● **What the task requires**: Restate the full listing word for word and leave the pictures out.

>> begin Collected data

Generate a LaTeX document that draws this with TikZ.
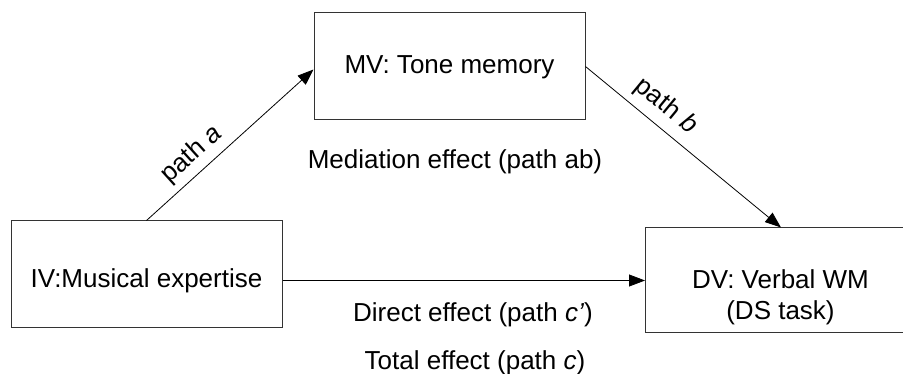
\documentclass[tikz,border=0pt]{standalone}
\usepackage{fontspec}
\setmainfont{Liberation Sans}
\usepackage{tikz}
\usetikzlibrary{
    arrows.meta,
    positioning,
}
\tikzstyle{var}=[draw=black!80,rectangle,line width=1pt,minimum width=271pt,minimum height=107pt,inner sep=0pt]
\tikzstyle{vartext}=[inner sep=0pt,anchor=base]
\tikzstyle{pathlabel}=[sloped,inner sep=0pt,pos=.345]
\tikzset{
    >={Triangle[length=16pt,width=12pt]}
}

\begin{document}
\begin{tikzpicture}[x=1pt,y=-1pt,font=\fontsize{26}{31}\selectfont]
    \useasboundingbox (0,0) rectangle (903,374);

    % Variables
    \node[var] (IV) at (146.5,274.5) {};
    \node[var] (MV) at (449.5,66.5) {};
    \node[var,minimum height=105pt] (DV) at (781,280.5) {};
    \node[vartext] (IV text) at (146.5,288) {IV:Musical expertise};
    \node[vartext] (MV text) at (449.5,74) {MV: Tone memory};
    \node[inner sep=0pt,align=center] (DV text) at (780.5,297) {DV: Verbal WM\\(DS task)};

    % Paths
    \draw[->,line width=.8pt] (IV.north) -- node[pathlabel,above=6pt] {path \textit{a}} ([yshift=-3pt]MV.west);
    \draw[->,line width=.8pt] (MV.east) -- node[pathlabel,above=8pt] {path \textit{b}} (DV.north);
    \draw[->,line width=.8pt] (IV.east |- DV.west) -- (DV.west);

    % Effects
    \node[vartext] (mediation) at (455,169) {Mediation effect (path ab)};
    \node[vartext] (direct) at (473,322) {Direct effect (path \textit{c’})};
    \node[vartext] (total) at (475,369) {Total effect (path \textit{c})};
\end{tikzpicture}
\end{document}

>> end Collected data

● **Response for this exercise**:
Generate a LaTeX document that draws this with TikZ.
\documentclass[tikz,border=0pt]{standalone}
\usepackage{fontspec}
\setmainfont{Liberation Sans}
\usepackage{tikz}
\usetikzlibrary{
    arrows.meta,
    positioning,
}
\tikzstyle{var}=[draw=black!80,rectangle,line width=1pt,minimum width=271pt,minimum height=107pt,inner sep=0pt]
\tikzstyle{vartext}=[inner sep=0pt,anchor=base]
\tikzstyle{pathlabel}=[sloped,inner sep=0pt,pos=.345]
\tikzset{
    >={Triangle[length=16pt,width=12pt]}
}

\begin{document}
\begin{tikzpicture}[x=1pt,y=-1pt,font=\fontsize{26}{31}\selectfont]
    \useasboundingbox (0,0) rectangle (903,374);

    % Variables
    \node[var] (IV) at (146.5,274.5) {};
    \node[var] (MV) at (449.5,66.5) {};
    \node[var,minimum height=105pt] (DV) at (781,280.5) {};
    \node[vartext] (IV text) at (146.5,288) {IV:Musical expertise};
    \node[vartext] (MV text) at (449.5,74) {MV: Tone memory};
    \node[inner sep=0pt,align=center] (DV text) at (780.5,297) {DV: Verbal WM\\(DS task)};

    % Paths
    \draw[->,line width=.8pt] (IV.north) -- node[pathlabel,above=6pt] {path \textit{a}} ([yshift=-3pt]MV.west);
    \draw[->,line width=.8pt] (MV.east) -- node[pathlabel,above=8pt] {path \textit{b}} (DV.north);
    \draw[->,line width=.8pt] (IV.east |- DV.west) -- (DV.west);

    % Effects
    \node[vartext] (mediation) at (455,169) {Mediation effect (path ab)};
    \node[vartext] (direct) at (473,322) {Direct effect (path \textit{c’})};
    \node[vartext] (total) at (475,369) {Total effect (path \textit{c})};
\end{tikzpicture}
\end{document}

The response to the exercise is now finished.